Author, Photographer, Provocateur... Curator
I can officially add "Curator" to my title.
Bare Men: The Group Show took place from September 29 to October 4 at The Living Gallery. I selected and invited artists to be a part of the exhibition I curated and it was an experience. A working, creative, expansive experience. Press release, promo graphics, exhibit catalog, numerous emails, social media — the amount of work is tremendous.
I learned from the process. I grew from the process. And in order to go through the experience again there's tons I'd expand on and things I will never do again.
The search for a location was a bit discouraging until I decided to 'claim' The Living Gallery as the home of Bare Men (it's where I held my Bare Men Pop Up exhibit and recently work from my series was part of the ANYONE / ANYWHERE III: Bodies exhibit also held there). Because many galleries refuse to exhibit male nudes (photography), I had to rent a space for the show. The prices I was quoted for gallery rentals ranged from $8000 for a week to $5000 per day to $250 per hour.
Submissions were sent in from around the world and I enjoyed the process of piecing together the photographic story from all the images. I knew great work when I saw it. I knew the submissions that were bullshit and an excuse to send a dick pic. Did I accept work that was 'ok' because I knew the artist deserved a chance? Yes. Over lunch recently, I said to a friend that I didn't want to be one of those photographers that judges other photographers' work but I need to settle into the fact that I know good work when I see it. The same way I'm good at judging character...
During gallery hours one day, two men walked in. I allowed them to take it all in before I introduced myself and struck up conversation.
"How many artists are in the show?"
"Woof, that's 20 too many."
He'd curated shows in the past and we commiserated over the difficulties of herding artists — it's not for the faint of heart. And to think the original show roster for Bare Men: The Group Show was 32. But by not following guidelines, blatantly ignoring instructions and exhibiting entitlement, artists eliminated themselves right from the start.

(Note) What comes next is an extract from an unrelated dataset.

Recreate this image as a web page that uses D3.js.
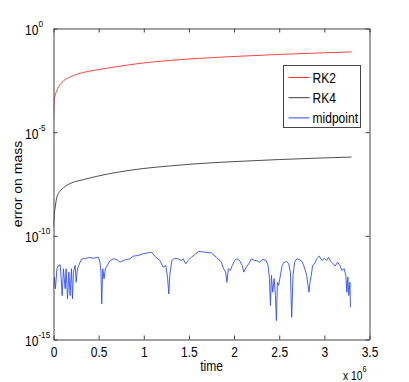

More than one person gave the excuse, "they're artists" "you're working with artists" when I'd express my frustration or anger. I'm an artist too and I don't behave that way. It's about the kind of person you are. It's about having courtesy. It's about having reading and comprehension skills. It's about having the ability to communicate clearly and professionally. It's about being grateful and appreciative.
Microaggressions and entitlement were unreal. Repressing my clapbacks took a toll on me. I know for a fact that many artists would have interacted with me differently if I were a man. I also know if I were a "name gallery" they would not have behaved the way they did. I deal with entitlement a lot considering the bulk of my clients are white men but that doesn't mean I want to deal with it or should have to. I was careful not to be "mean" to anyone but I made sure they knew who was in charge.

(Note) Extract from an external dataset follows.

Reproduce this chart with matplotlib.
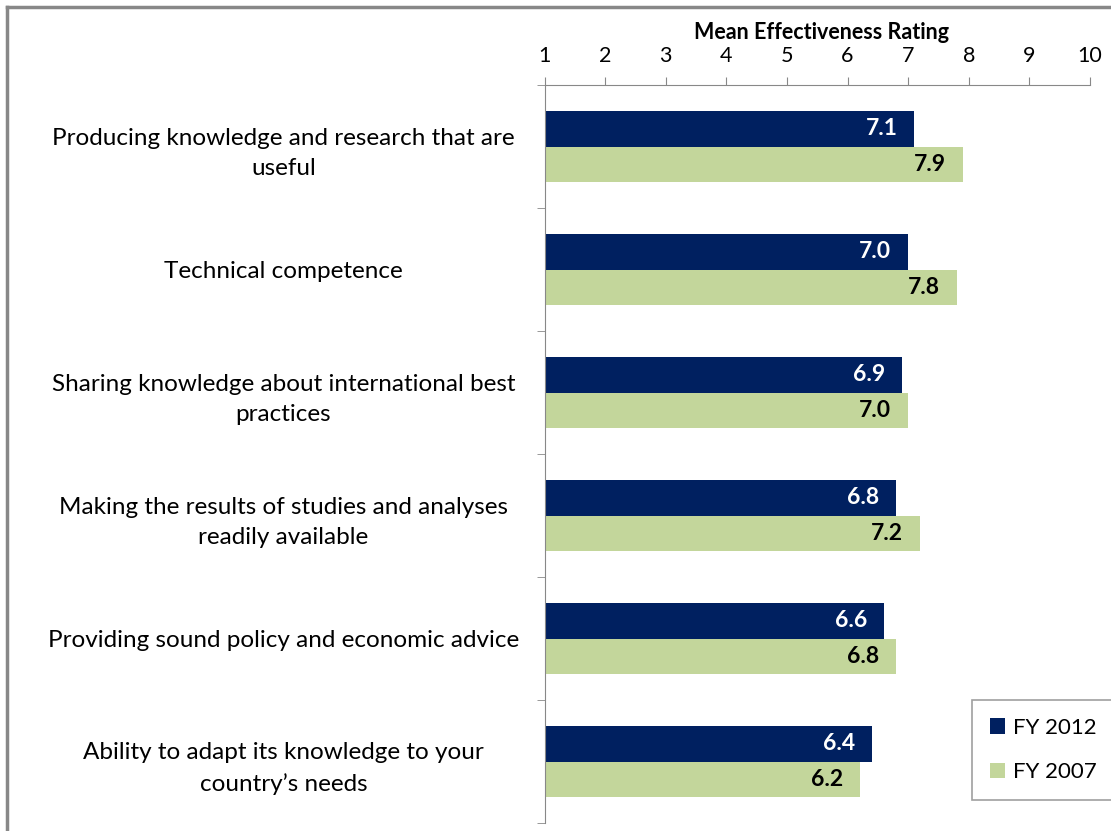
import matplotlib
matplotlib.use("Agg")
import matplotlib.pyplot as plt
from matplotlib.lines import Line2D
from matplotlib.patches import Patch
import numpy as np

categories = [
    "Producing knowledge and research that are\nuseful",
    "Technical competence",
    "Sharing knowledge about international best\npractices",
    "Making the results of studies and analyses\nreadily available",
    "Providing sound policy and economic advice",
    "Ability to adapt its knowledge to your\ncountry\u2019s needs",
]
fy2012 = [7.1, 7.0, 6.9, 6.8, 6.6, 6.4]
fy2007 = [7.9, 7.8, 7.0, 7.2, 6.8, 6.2]
series_names = ["FY 2012", "FY 2007"]
x_ticks = [1, 2, 3, 4, 5, 6, 7, 8, 9, 10]

navy = "#002060"
green = "#C3D69B"
grey = "#888888"

plt.rcParams["font.family"] = ["Lato", "DejaVu Sans"]

W, H = 1111, 831
fig = plt.figure(figsize=(W / 100, H / 100), dpi=100)
ax = fig.add_axes([544.5 / W, 1 - 823 / H, (1090 - 544.5) / W, (823 - 85) / H])

n = len(categories)
pos = np.arange(n)
bh = 0.285
ax.barh(pos - bh / 2, np.array(fy2012) - 1, left=1, height=bh, color=navy)
ax.barh(pos + bh / 2, np.array(fy2007) - 1, left=1, height=bh, color=green)

for i in range(n):
    ax.text(fy2012[i] - 0.28, pos[i] - bh / 2, f"{fy2012[i]:.1f}", ha="right",
            va="center", color="white", fontsize=16.5, fontweight="bold")
    ax.text(fy2007[i] - 0.28, pos[i] + bh / 2, f"{fy2007[i]:.1f}", ha="right",
            va="center", color="black", fontsize=16.5, fontweight="bold")

ax.set_xlim(1, 10)
ax.set_ylim(n - 0.5, -0.5)
ax.xaxis.tick_top()
ax.set_xticks(x_ticks)
ax.tick_params(axis="x", direction="out", length=6, color=grey,
               labelsize=15.5, pad=8)
ax.set_xlabel("Mean Effectiveness Rating", fontsize=15.5, fontweight="bold",
              labelpad=1)
ax.xaxis.set_label_position("top")
ax.xaxis.set_label_coords(0.508, 1.063)

ax.set_yticks(pos)
ax.set_yticklabels(categories, fontsize=17.5, ha="center", linespacing=1.55)
ax.tick_params(axis="y", which="major", length=0, pad=188)
ax.set_yticks(np.arange(n + 1) - 0.5, minor=True)
ax.tick_params(axis="y", which="minor", length=6, color=grey, direction="out")

for s in ["right", "bottom"]:
    ax.spines[s].set_visible(False)
for s in ["top", "left"]:
    ax.spines[s].set_color(grey)

handles = [Patch(facecolor=navy, label=series_names[0]),
           Patch(facecolor=green, label=series_names[1])]
leg = fig.legend(handles=handles, loc="upper left",
                 bbox_to_anchor=(972 / W, 1 - 700 / H), borderaxespad=0,
                 fontsize=16, frameon=True, fancybox=False, edgecolor=grey,
                 handlelength=0.7, handleheight=0.7, handletextpad=0.35,
                 labelspacing=1.1, borderpad=0.8)
leg.get_frame().set_linewidth(1.2)

# outer chart-area frame (top and left edges)
fy = 1 - 7 / H
fx = 7 / W
fig.add_artist(Line2D([fx, 1.0], [fy, fy], transform=fig.transFigure,
                      color=grey, linewidth=2.5))
fig.add_artist(Line2D([fx, fx], [0.0, fy], transform=fig.transFigure,
                      color=grey, linewidth=2.5))

fig.savefig("out.png", dpi=100)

Let me break it down for you, it's simple: you've submitted work for the exhibit because no one else is exhibiting work like yours. Your artwork was accepted. Great. Be grateful for the opportunity, do what's required and be professional. Once you decide to put a price tag on your work, you're a business. Conduct yourself accordingly.
Dealt with inexperienced artists who didn’t want to learn. Best of luck to them in their future endeavors.

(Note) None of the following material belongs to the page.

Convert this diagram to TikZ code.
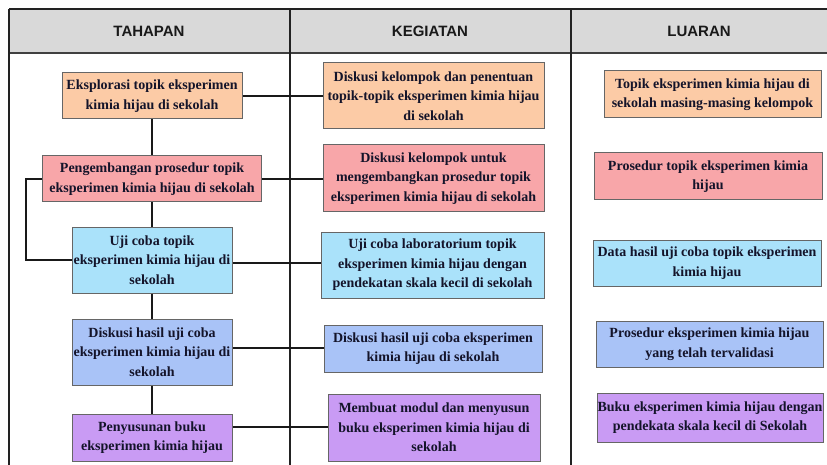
\documentclass[tikz,border=0pt]{standalone}
\usepackage{fontspec}
\setmainfont{Liberation Serif}
\newfontfamily\hdrfont{Liberation Sans}
\usetikzlibrary{calc}
\definecolor{cOrange}{HTML}{FCCBA6}
\definecolor{cRed}{HTML}{F8A6A9}
\definecolor{cBlue}{HTML}{AAE2FA}
\definecolor{cPeri}{HTML}{A9C3F7}
\definecolor{cPurple}{HTML}{C99BF4}
\definecolor{hdrfill}{HTML}{D9D9D9}
\definecolor{gridline}{HTML}{222222}
\definecolor{boxline}{HTML}{666666}
\definecolor{txtcol}{HTML}{14142A}
\tikzset{
  boxnode/.style={draw=boxline, line width=1pt, align=center, inner sep=0pt,
    text=txtcol, font=\bfseries\fontsize{14}{19.5}\selectfont},
  hdrtext/.style={font=\hdrfont\bfseries\fontsize{15}{18}\selectfont, text=black!90},
  gridln/.style={draw=gridline, line width=2pt},
  conn/.style={draw=black!90, line width=2pt}
}
\begin{document}
\begin{tikzpicture}[x=1pt,y=-1pt]
\useasboundingbox (0,0) rectangle (827,465);
% header band
\fill[hdrfill] (9,9) rectangle (827,53);
\draw[gridln] (9,9) -- (827,9);
\draw[gridln, draw=black!75] (9,53) -- (827,53);
\draw[gridln] (9,9) -- (9,465);
\draw[gridln] (290,9) -- (290,465);
\draw[gridln] (571,9) -- (571,465);
\node[hdrtext] (h1) at (149,31) {TAHAPAN};
\node[hdrtext] (h2) at (430,31) {KEGIATAN};
\node[hdrtext] (h3) at (699,31) {LUARAN};
% TAHAPAN
\node[boxnode, fill=cOrange, minimum width=180pt, minimum height=46pt] (T1) at (152,96)
  {Eksplorasi topik eksperimen\\kimia hijau di sekolah};
\node[boxnode, fill=cRed, minimum width=219pt, minimum height=46pt] (T2) at (152,179)
  {Pengembangan prosedur topik\\eksperimen kimia hijau di sekolah};
\node[boxnode, fill=cBlue, minimum width=160pt, minimum height=66pt] (T3) at (152,260)
  {Uji coba topik\\eksperimen kimia hijau di\\sekolah};
\node[boxnode, fill=cPeri, minimum width=160pt, minimum height=66pt] (T4) at (152,352)
  {Diskusi hasil uji coba\\eksperimen kimia hijau di\\sekolah};
\node[boxnode, fill=cPurple, minimum width=160pt, minimum height=47pt] (T5) at (152,437.5)
  {Penyusunan buku\\eksperimen kimia hijau};
% KEGIATAN
\node[boxnode, fill=cOrange, minimum width=221pt, minimum height=66pt] (K1) at (433.5,96)
  {Diskusi kelompok dan penentuan\\topik-topik eksperimen kimia hijau\\di sekolah};
\node[boxnode, fill=cRed, minimum width=221pt, minimum height=67pt] (K2) at (433.5,178.5)
  {Diskusi kelompok untuk\\mengembangkan prosedur topik\\eksperimen kimia hijau di sekolah};
\node[boxnode, fill=cBlue, minimum width=223pt, minimum height=66pt] (K3) at (432.5,265)
  {Uji coba laboratorium topik\\eksperimen kimia hijau dengan\\pendekatan skala kecil di sekolah};
\node[boxnode, fill=cPeri, minimum width=218pt, minimum height=47pt] (K4) at (433,348.5)
  {Diskusi hasil uji coba eksperimen\\kimia hijau di sekolah};
\node[boxnode, fill=cPurple, minimum width=212pt, minimum height=67pt] (K5) at (434,427.5)
  {Membuat modul dan menyusun\\buku eksperimen kimia hijau di\\sekolah};
% LUARAN
\node[boxnode, fill=cOrange, minimum width=217pt, minimum height=47pt] (L1) at (712.5,94.5)
  {Topik eksperimen kimia hijau di\\sekolah masing-masing kelompok};
\node[boxnode, fill=cRed, minimum width=228pt, minimum height=47pt] (L2) at (708,176.5)
  {Prosedur topik eksperimen kimia\\hijau};
\node[boxnode, fill=cBlue, minimum width=228pt, minimum height=46pt] (L3) at (707,263)
  {Data hasil uji coba topik eksperimen\\kimia hijau};
\node[boxnode, fill=cPeri, minimum width=227pt, minimum height=46pt] (L4) at (709.5,344)
  {Prosedur eksperimen kimia hijau\\yang telah tervalidasi};
\node[boxnode, fill=cPurple, minimum width=226pt, minimum height=49pt] (L5) at (710,417.5)
  {Buku eksperimen kimia hijau dengan\\pendekata skala kecil di Sekolah};
% connectors
\coordinate (lx) at (26,0);
\draw[conn] (T1.south) -- (T2.north);
\draw[conn] (T2.south) -- (T3.north);
\draw[conn] (T3.south) -- (T4.north);
\draw[conn] (T4.south) -- (T5.north);
\draw[conn] (T1.east) -- (K1.west);
\draw[conn] (T2.east) -- (T2.east -| K2.west);
\draw[conn] (T3.east |- 0,263) -- (K3.west |- 0,263);
\draw[conn] (T4.east |- 0,348) -- (K4.west |- 0,348);
\draw[conn] (T5.east |- 0,427) -- (K5.west |- 0,427);
\draw[conn] (T2.west) -- (T2.west -| lx) |- (T3.west);
\end{tikzpicture}
\end{document}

There are artists whose intentions and motivations I do not want to be aligned with.
For all the bad, I know exactly which artists I would invite to participate in any future shows I curate or artists I would recommend to other curators, galleries etc. The artists who followed guidelines, did not ask for exceptions repeatedly, who showed appreciation and gratitude -- they exist, I'm aware of who they are and I would gladly work with them again. And right when you’re ready to say ‘fuck this shit’, you receive a sign or a nudge to keep going. In my case, it’d be a gentle email just to say thank you, I see you… The kindness and courtesy I did receive wasn’t lost on me. I appreciate those that respected my knowledge and experience. Here’s to those who were wise enough not to squander the opportunity that I was giving them or to burn the bridge getting there.
Nyssa Frank, owner of The Living Gallery, was great to work with. Supportive. As I mentioned before, I rented her space a few years ago. And I went back again. See how that works?
Then there are the people in my life. I didn't enlist their help as soon as I should've. But when I did, they rallied and it warmed my heart. Whether it was the physical labor they performed or the emotional labor when I went on a Scorpionic rant or when I needed an accountability partner for my self care or a partner for the nights I needed to let loose.
The overwhelm, fatigue, irritability, financial obligations -- that won't happen again for the next major project I undertake. I know what I will do again. I know what I won't do again. I know the people who I'll hire to be on my team. I know the kind of artists I will work with.
I set out to curate a group show, a male nude photography exhibit and I did it.